• _STATED GOAL_
Copy out the listing that follows, exactly, without its pictures.

--- Begin ---

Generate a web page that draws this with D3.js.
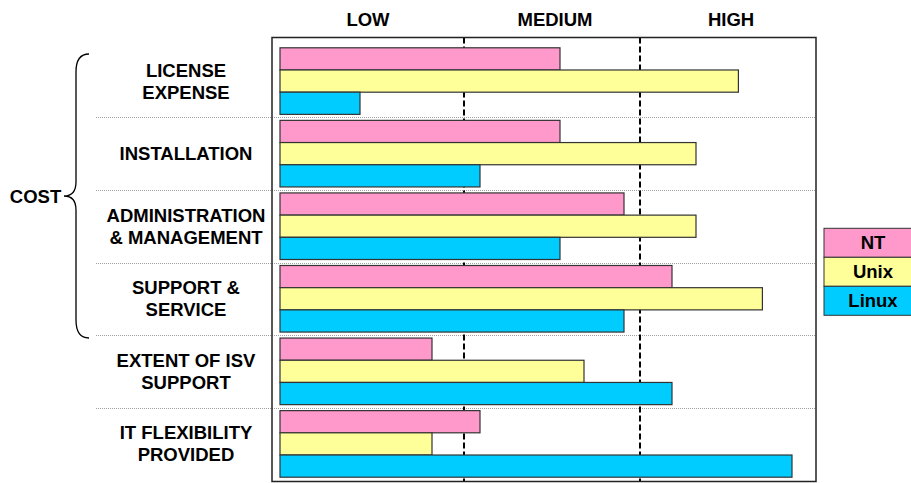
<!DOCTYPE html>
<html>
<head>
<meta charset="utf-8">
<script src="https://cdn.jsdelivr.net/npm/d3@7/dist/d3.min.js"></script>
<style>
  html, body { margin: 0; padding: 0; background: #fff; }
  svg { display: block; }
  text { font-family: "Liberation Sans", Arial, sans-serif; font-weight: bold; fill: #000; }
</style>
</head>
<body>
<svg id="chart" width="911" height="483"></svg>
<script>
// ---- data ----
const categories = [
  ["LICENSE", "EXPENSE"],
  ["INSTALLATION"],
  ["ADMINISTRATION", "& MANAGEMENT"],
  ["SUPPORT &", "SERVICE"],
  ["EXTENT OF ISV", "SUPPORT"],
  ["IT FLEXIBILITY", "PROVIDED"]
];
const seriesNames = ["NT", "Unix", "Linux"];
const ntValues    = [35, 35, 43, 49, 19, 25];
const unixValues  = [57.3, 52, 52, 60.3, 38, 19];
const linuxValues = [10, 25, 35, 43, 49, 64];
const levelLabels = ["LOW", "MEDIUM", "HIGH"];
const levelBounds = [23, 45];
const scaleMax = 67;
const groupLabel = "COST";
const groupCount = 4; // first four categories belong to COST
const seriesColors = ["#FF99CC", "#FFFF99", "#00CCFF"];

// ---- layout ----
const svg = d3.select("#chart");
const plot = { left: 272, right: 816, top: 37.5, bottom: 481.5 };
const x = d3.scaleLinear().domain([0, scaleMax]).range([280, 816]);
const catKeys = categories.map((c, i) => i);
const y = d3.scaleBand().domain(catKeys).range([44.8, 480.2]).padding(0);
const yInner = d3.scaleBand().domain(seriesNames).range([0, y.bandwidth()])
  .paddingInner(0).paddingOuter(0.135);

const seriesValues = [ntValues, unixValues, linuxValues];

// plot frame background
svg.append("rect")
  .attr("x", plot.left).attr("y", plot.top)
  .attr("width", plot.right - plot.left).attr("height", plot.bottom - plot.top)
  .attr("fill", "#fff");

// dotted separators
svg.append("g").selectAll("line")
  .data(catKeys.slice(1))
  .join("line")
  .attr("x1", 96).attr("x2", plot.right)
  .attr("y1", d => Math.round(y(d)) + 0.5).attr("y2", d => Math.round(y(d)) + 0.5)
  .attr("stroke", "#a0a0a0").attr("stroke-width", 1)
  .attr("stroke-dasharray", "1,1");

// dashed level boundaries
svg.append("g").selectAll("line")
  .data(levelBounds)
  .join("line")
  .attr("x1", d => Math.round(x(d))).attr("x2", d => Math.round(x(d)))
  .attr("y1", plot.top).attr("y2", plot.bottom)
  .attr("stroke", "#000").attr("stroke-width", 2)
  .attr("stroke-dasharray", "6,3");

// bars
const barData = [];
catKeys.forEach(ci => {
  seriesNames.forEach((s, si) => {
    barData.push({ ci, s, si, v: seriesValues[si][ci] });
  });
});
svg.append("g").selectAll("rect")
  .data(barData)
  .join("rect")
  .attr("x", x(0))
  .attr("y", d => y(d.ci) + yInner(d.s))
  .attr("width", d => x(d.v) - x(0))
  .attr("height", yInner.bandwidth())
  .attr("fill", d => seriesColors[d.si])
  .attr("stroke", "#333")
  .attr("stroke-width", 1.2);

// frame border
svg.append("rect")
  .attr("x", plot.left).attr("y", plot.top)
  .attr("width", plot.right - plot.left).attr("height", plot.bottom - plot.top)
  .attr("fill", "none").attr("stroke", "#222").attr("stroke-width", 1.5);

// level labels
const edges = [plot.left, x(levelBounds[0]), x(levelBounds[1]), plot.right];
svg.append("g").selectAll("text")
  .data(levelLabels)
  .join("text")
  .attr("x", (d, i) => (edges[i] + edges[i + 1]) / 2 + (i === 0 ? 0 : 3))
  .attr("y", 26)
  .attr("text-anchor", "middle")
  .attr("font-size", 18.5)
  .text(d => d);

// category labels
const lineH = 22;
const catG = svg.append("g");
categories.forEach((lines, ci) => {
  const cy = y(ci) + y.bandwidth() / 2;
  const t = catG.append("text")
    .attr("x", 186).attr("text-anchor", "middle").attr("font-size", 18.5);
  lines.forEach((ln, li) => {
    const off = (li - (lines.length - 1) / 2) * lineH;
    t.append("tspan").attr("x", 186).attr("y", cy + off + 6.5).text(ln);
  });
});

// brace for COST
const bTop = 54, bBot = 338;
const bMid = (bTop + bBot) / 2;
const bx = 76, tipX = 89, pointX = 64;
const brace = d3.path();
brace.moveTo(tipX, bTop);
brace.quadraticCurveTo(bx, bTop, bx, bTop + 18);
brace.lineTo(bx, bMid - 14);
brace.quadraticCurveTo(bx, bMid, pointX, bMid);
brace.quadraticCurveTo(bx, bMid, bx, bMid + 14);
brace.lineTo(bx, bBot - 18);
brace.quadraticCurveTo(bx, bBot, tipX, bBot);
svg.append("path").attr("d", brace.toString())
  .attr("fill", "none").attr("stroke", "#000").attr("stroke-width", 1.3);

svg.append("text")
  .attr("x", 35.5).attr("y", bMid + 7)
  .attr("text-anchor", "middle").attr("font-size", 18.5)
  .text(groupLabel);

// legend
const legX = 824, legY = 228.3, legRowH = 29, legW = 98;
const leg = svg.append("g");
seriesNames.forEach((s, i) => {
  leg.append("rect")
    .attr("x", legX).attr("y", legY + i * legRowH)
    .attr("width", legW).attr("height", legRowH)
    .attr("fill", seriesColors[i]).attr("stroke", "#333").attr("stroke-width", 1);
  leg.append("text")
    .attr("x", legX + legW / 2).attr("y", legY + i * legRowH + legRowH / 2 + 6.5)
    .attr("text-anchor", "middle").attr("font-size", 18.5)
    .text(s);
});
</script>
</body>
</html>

--- End ---

• _EXPECTED ANSWER_
Generate a web page that draws this with D3.js.
<!DOCTYPE html>
<html>
<head>
<meta charset="utf-8">
<script src="https://cdn.jsdelivr.net/npm/d3@7/dist/d3.min.js"></script>
<style>
  html, body { margin: 0; padding: 0; background: #fff; }
  svg { display: block; }
  text { font-family: "Liberation Sans", Arial, sans-serif; font-weight: bold; fill: #000; }
</style>
</head>
<body>
<svg id="chart" width="911" height="483"></svg>
<script>
// ---- data ----
const categories = [
  ["LICENSE", "EXPENSE"],
  ["INSTALLATION"],
  ["ADMINISTRATION", "& MANAGEMENT"],
  ["SUPPORT &", "SERVICE"],
  ["EXTENT OF ISV", "SUPPORT"],
  ["IT FLEXIBILITY", "PROVIDED"]
];
const seriesNames = ["NT", "Unix", "Linux"];
const ntValues    = [35, 35, 43, 49, 19, 25];
const unixValues  = [57.3, 52, 52, 60.3, 38, 19];
const linuxValues = [10, 25, 35, 43, 49, 64];
const levelLabels = ["LOW", "MEDIUM", "HIGH"];
const levelBounds = [23, 45];
const scaleMax = 67;
const groupLabel = "COST";
const groupCount = 4; // first four categories belong to COST
const seriesColors = ["#FF99CC", "#FFFF99", "#00CCFF"];

// ---- layout ----
const svg = d3.select("#chart");
const plot = { left: 272, right: 816, top: 37.5, bottom: 481.5 };
const x = d3.scaleLinear().domain([0, scaleMax]).range([280, 816]);
const catKeys = categories.map((c, i) => i);
const y = d3.scaleBand().domain(catKeys).range([44.8, 480.2]).padding(0);
const yInner = d3.scaleBand().domain(seriesNames).range([0, y.bandwidth()])
  .paddingInner(0).paddingOuter(0.135);

const seriesValues = [ntValues, unixValues, linuxValues];

// plot frame background
svg.append("rect")
  .attr("x", plot.left).attr("y", plot.top)
  .attr("width", plot.right - plot.left).attr("height", plot.bottom - plot.top)
  .attr("fill", "#fff");

// dotted separators
svg.append("g").selectAll("line")
  .data(catKeys.slice(1))
  .join("line")
  .attr("x1", 96).attr("x2", plot.right)
  .attr("y1", d => Math.round(y(d)) + 0.5).attr("y2", d => Math.round(y(d)) + 0.5)
  .attr("stroke", "#a0a0a0").attr("stroke-width", 1)
  .attr("stroke-dasharray", "1,1");

// dashed level boundaries
svg.append("g").selectAll("line")
  .data(levelBounds)
  .join("line")
  .attr("x1", d => Math.round(x(d))).attr("x2", d => Math.round(x(d)))
  .attr("y1", plot.top).attr("y2", plot.bottom)
  .attr("stroke", "#000").attr("stroke-width", 2)
  .attr("stroke-dasharray", "6,3");

// bars
const barData = [];
catKeys.forEach(ci => {
  seriesNames.forEach((s, si) => {
    barData.push({ ci, s, si, v: seriesValues[si][ci] });
  });
});
svg.append("g").selectAll("rect")
  .data(barData)
  .join("rect")
  .attr("x", x(0))
  .attr("y", d => y(d.ci) + yInner(d.s))
  .attr("width", d => x(d.v) - x(0))
  .attr("height", yInner.bandwidth())
  .attr("fill", d => seriesColors[d.si])
  .attr("stroke", "#333")
  .attr("stroke-width", 1.2);

// frame border
svg.append("rect")
  .attr("x", plot.left).attr("y", plot.top)
  .attr("width", plot.right - plot.left).attr("height", plot.bottom - plot.top)
  .attr("fill", "none").attr("stroke", "#222").attr("stroke-width", 1.5);

// level labels
const edges = [plot.left, x(levelBounds[0]), x(levelBounds[1]), plot.right];
svg.append("g").selectAll("text")
  .data(levelLabels)
  .join("text")
  .attr("x", (d, i) => (edges[i] + edges[i + 1]) / 2 + (i === 0 ? 0 : 3))
  .attr("y", 26)
  .attr("text-anchor", "middle")
  .attr("font-size", 18.5)
  .text(d => d);

// category labels
const lineH = 22;
const catG = svg.append("g");
categories.forEach((lines, ci) => {
  const cy = y(ci) + y.bandwidth() / 2;
  const t = catG.append("text")
    .attr("x", 186).attr("text-anchor", "middle").attr("font-size", 18.5);
  lines.forEach((ln, li) => {
    const off = (li - (lines.length - 1) / 2) * lineH;
    t.append("tspan").attr("x", 186).attr("y", cy + off + 6.5).text(ln);
  });
});

// brace for COST
const bTop = 54, bBot = 338;
const bMid = (bTop + bBot) / 2;
const bx = 76, tipX = 89, pointX = 64;
const brace = d3.path();
brace.moveTo(tipX, bTop);
brace.quadraticCurveTo(bx, bTop, bx, bTop + 18);
brace.lineTo(bx, bMid - 14);
brace.quadraticCurveTo(bx, bMid, pointX, bMid);
brace.quadraticCurveTo(bx, bMid, bx, bMid + 14);
brace.lineTo(bx, bBot - 18);
brace.quadraticCurveTo(bx, bBot, tipX, bBot);
svg.append("path").attr("d", brace.toString())
  .attr("fill", "none").attr("stroke", "#000").attr("stroke-width", 1.3);

svg.append("text")
  .attr("x", 35.5).attr("y", bMid + 7)
  .attr("text-anchor", "middle").attr("font-size", 18.5)
  .text(groupLabel);

// legend
const legX = 824, legY = 228.3, legRowH = 29, legW = 98;
const leg = svg.append("g");
seriesNames.forEach((s, i) => {
  leg.append("rect")
    .attr("x", legX).attr("y", legY + i * legRowH)
    .attr("width", legW).attr("height", legRowH)
    .attr("fill", seriesColors[i]).attr("stroke", "#333").attr("stroke-width", 1);
  leg.append("text")
    .attr("x", legX + legW / 2).attr("y", legY + i * legRowH + legRowH / 2 + 6.5)
    .attr("text-anchor", "middle").attr("font-size", 18.5)
    .text(s);
});
</script>
</body>
</html>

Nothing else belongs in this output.